-- BEGIN --

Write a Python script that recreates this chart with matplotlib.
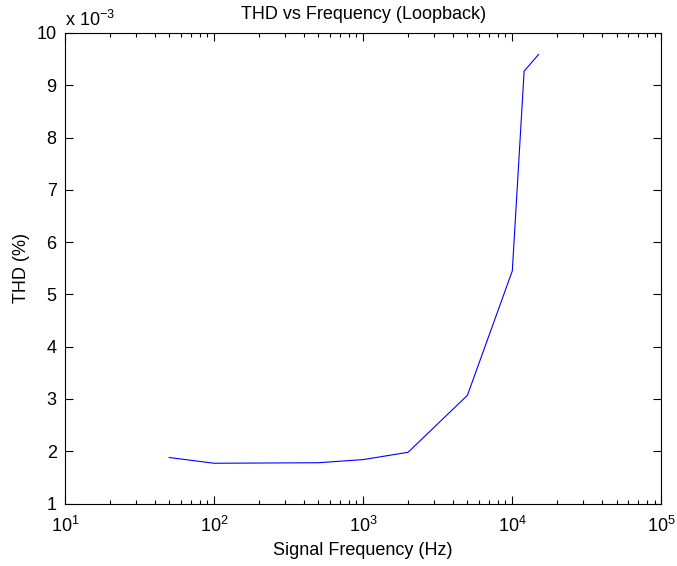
import math
import matplotlib
matplotlib.use("Agg")
import matplotlib.pyplot as plt
from matplotlib.ticker import LogLocator, FuncFormatter, FixedLocator, NullFormatter

plt.rcParams['font.family'] = ['Liberation Sans', 'DejaVu Sans']
plt.rcParams['mathtext.fontset'] = 'custom'
plt.rcParams['mathtext.rm'] = 'Liberation Sans'
plt.rcParams['mathtext.it'] = 'Liberation Sans:italic'
plt.rcParams['mathtext.bf'] = 'Liberation Sans:bold'

# Measured loopback distortion
freq_hz = [50, 100, 500, 1000, 2000, 5000, 10000, 12000, 15000]
thd_pct = [1.88e-3, 1.77e-3, 1.78e-3, 1.84e-3, 1.98e-3, 3.07e-3, 5.45e-3, 9.27e-3, 9.59e-3]
y_ticks = [1e-3, 2e-3, 3e-3, 4e-3, 5e-3, 6e-3, 7e-3, 8e-3, 9e-3, 10e-3]
scale = 1e-3

FS = 13

fig = plt.figure(figsize=(6.77, 5.66), dpi=100)
ax = fig.add_axes([0.096, 0.1104, 0.881, 0.8313])

ax.plot(freq_hz, thd_pct, color=(0, 0, 1), lw=0.8)

ax.set_xscale('log')
ax.set_xlim(10, 1e5)
ax.set_ylim(1e-3, 10e-3)

ax.xaxis.set_major_locator(LogLocator(base=10, numticks=10))
ax.xaxis.set_minor_locator(LogLocator(base=10, subs=range(2, 10), numticks=20))
ax.xaxis.set_minor_formatter(NullFormatter())
ax.xaxis.set_major_formatter(FuncFormatter(lambda v, p: r'$10^{%d}$' % round(math.log10(v))))

ax.yaxis.set_major_locator(FixedLocator(y_ticks))
ax.yaxis.set_major_formatter(FuncFormatter(lambda v, p: '%g' % round(v / scale, 6)))

ax.tick_params(which='both', direction='in', top=True, right=True, labelsize=FS, width=0.8, colors='black')
ax.tick_params(which='major', length=6)
ax.tick_params(which='minor', length=3)
ax.tick_params(axis='x', which='major', pad=9)
ax.tick_params(axis='y', which='major', pad=6)
for s in ax.spines.values():
    s.set_linewidth(0.8)

ax.text(0.0, 1.006, r'x $10^{-3}$', transform=ax.transAxes, fontsize=FS, ha='left', va='bottom')

ax.set_title('THD vs Frequency (Loopback)', fontsize=FS, pad=10)
ax.set_xlabel('Signal Frequency (Hz)', fontsize=FS, labelpad=4)
ax.set_ylabel('THD (%)', fontsize=FS, labelpad=5)

fig.savefig('out.png', dpi=100)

-- END --

Directive: Copy nothing but the lines from the top of the material through the line holding "ax.yaxis.set_major_formatter(FuncFormatter(lambda v, p: '%g'", exactly as written; omit pictures.

Response:
Write a Python script that recreates this chart with matplotlib.
import math
import matplotlib
matplotlib.use("Agg")
import matplotlib.pyplot as plt
from matplotlib.ticker import LogLocator, FuncFormatter, FixedLocator, NullFormatter

plt.rcParams['font.family'] = ['Liberation Sans', 'DejaVu Sans']
plt.rcParams['mathtext.fontset'] = 'custom'
plt.rcParams['mathtext.rm'] = 'Liberation Sans'
plt.rcParams['mathtext.it'] = 'Liberation Sans:italic'
plt.rcParams['mathtext.bf'] = 'Liberation Sans:bold'

# Measured loopback distortion
freq_hz = [50, 100, 500, 1000, 2000, 5000, 10000, 12000, 15000]
thd_pct = [1.88e-3, 1.77e-3, 1.78e-3, 1.84e-3, 1.98e-3, 3.07e-3, 5.45e-3, 9.27e-3, 9.59e-3]
y_ticks = [1e-3, 2e-3, 3e-3, 4e-3, 5e-3, 6e-3, 7e-3, 8e-3, 9e-3, 10e-3]
scale = 1e-3

FS = 13

fig = plt.figure(figsize=(6.77, 5.66), dpi=100)
ax = fig.add_axes([0.096, 0.1104, 0.881, 0.8313])

ax.plot(freq_hz, thd_pct, color=(0, 0, 1), lw=0.8)

ax.set_xscale('log')
ax.set_xlim(10, 1e5)
ax.set_ylim(1e-3, 10e-3)

ax.xaxis.set_major_locator(LogLocator(base=10, numticks=10))
ax.xaxis.set_minor_locator(LogLocator(base=10, subs=range(2, 10), numticks=20))
ax.xaxis.set_minor_formatter(NullFormatter())
ax.xaxis.set_major_formatter(FuncFormatter(lambda v, p: r'$10^{%d}$' % round(math.log10(v))))

ax.yaxis.set_major_locator(FixedLocator(y_ticks))
ax.yaxis.set_major_formatter(FuncFormatter(lambda v, p: '%g' % round(v / scale, 6)))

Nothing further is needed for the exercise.